Please note: Spanish Notary Publics are no longer accepted as witnesses for passport applications in Spain.

Consent of one parent is not available:

If one parent is unwilling or unavailable to give their consent for their child's passport to be issued, please check the following options:

Please contact us if your circumstances are not listed.

Parents are married or were married

Both parents may fill in and sign the relevant part of Section 7 in the presence of a suitable witness.

If one parent is unwilling or unavailable to give their consent for their child's passport to be issued, a court order dispensing with that parent’s consent will be required to proceed with the child's application. This Court Order should direct the Passport Service to dispense with the consent of the unwilling/unavailable parent and allow the Passport Service to issue a passport to your child.

Parents were married but one parent is deceased

The living parent may fill in and sign the relevant part of Section 7 in the presence of a suitable witness.

The original death certificate of the deceased parent together with a Sole Guardian Affidavit form (AFF1) must be submitted. This affidavit should be completed in the presence of a solicitor/commissioner for oaths confirming that the living parent is the sole legal guardian of the child. Print an AFF1 form

Only mother named on child's birth certificate

The mother of the child must fill in and sign the relevant part of Section 7 of the passport application form in the presence of a suitable witness.

She must also complete a sworn affidavit form (AFF1) in the presence of a solicitor/commissioner for oaths, confirming her as the sole legal guardian. Print an AFF1 form

Parents not married but both named on child’s birth certificate

Child born in Ireland:

Both parents may fill in and sign the relevant part of Section 7 in the presence of a suitable witness.

If the mother is the sole legal guardian of the child, she must complete a sworn affidavit form (AFF1) in the presence of a solicitor/commissioner for oaths. Print an AFF1 form

If the child's father has been granted guardianship rights from the courts, or both parents have completed a Statutory Declaration stating that the father has become a joint-guardian, then the consent of the father is required.

For more information on a Statutory Declaration, contact a solicitor or commissioner for oaths.

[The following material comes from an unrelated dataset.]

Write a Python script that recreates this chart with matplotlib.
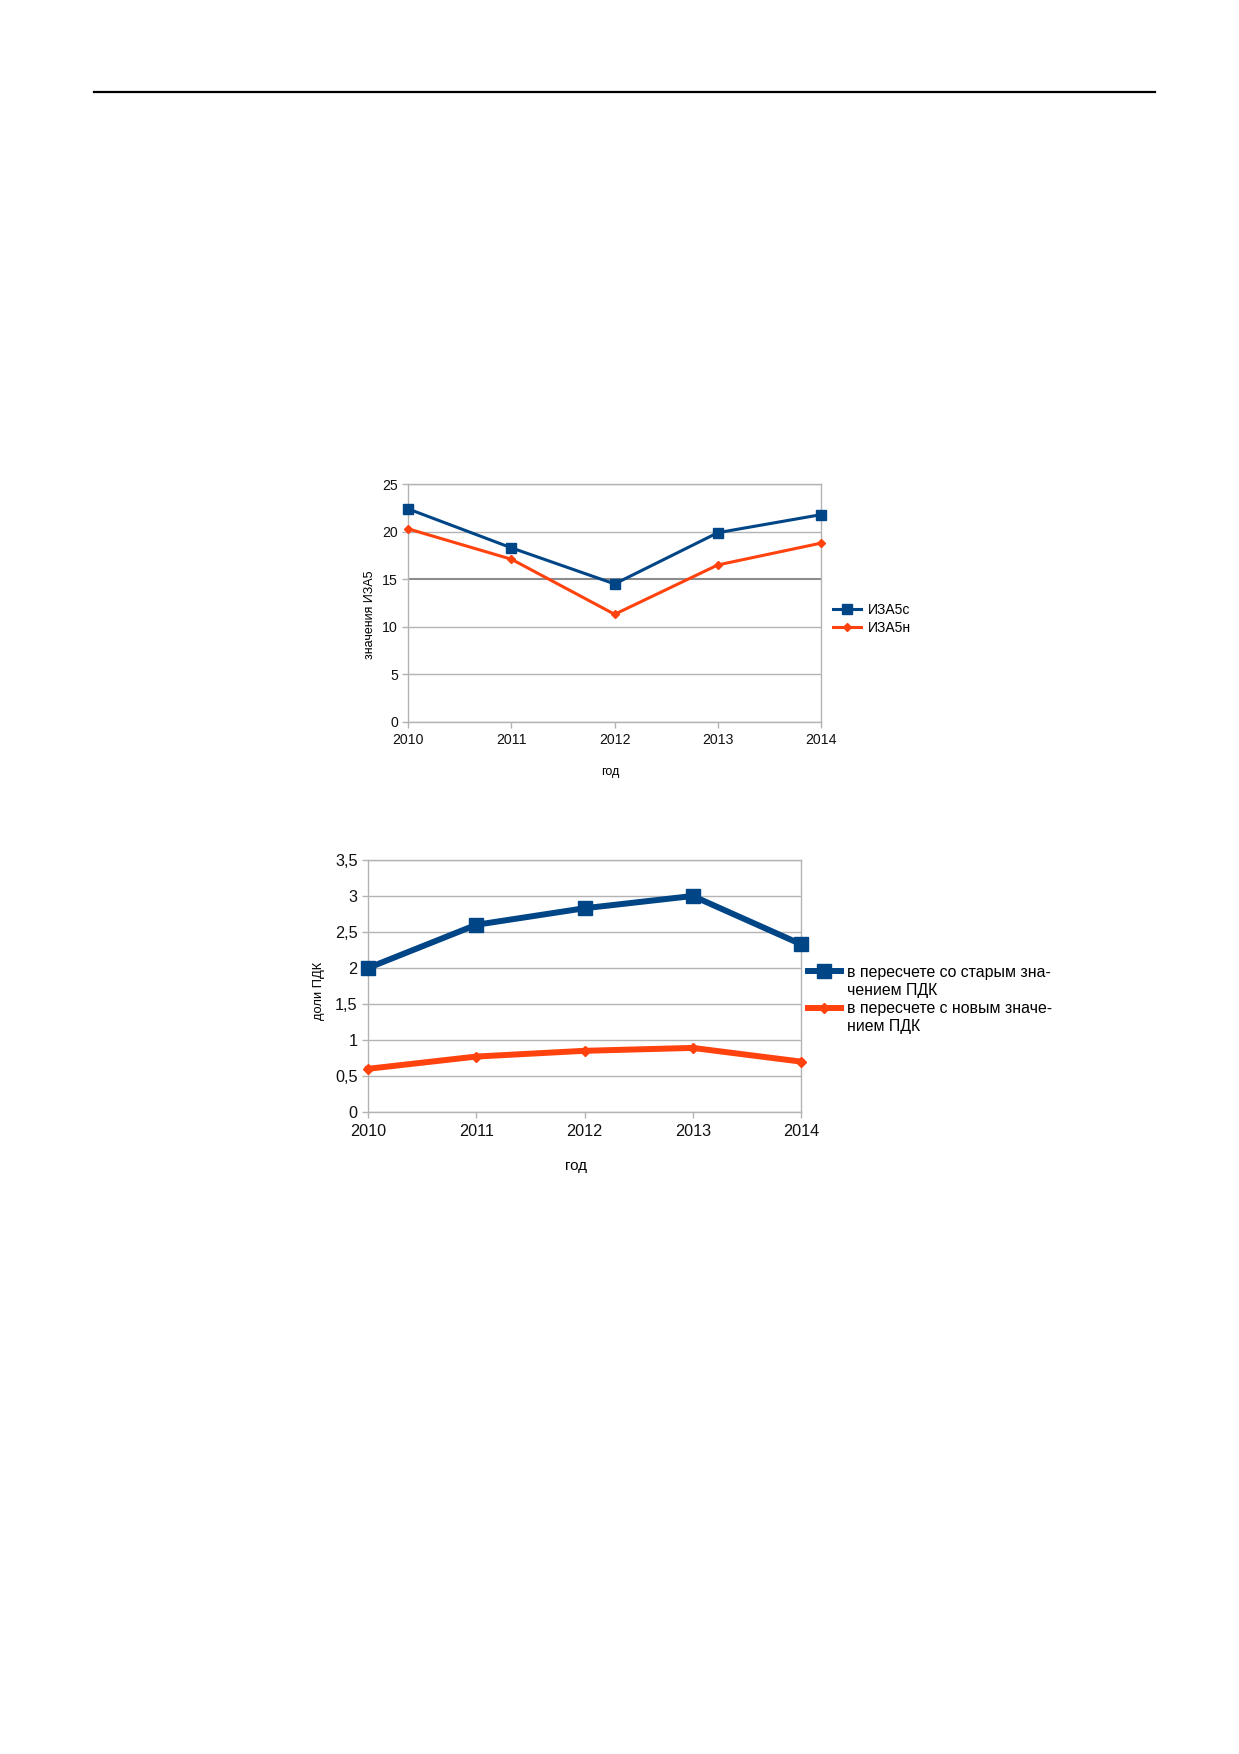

Child born in Northern Ireland or Great Britain:

If the child's father is named on the birth certificate and the birth was jointly registered by both parents, the father is deemed to have parental responsibility (guardianship) of his child, irrespective of the marital status of the parents.

This was passed into law on the following dates:

  • Northern Ireland: 15 April 2002
  • England and Wales: 1 December 2003
  • Scotland: 4 May 2006

Before this legislation, only the mother was considered an automatic guardian.

Born before legislation

If the child was born before the above dates and the mother is the sole legal guardian of the child, she must complete a sworn affidavit form (AFF1) in the presence of a solicitor/commissioner for oaths. Print an AFF1 form

Born after legislation

If the child was born in one of these countries after the above dates, both parents must fill in and sign the relevant part of Section 7 in the presence of a suitable witness.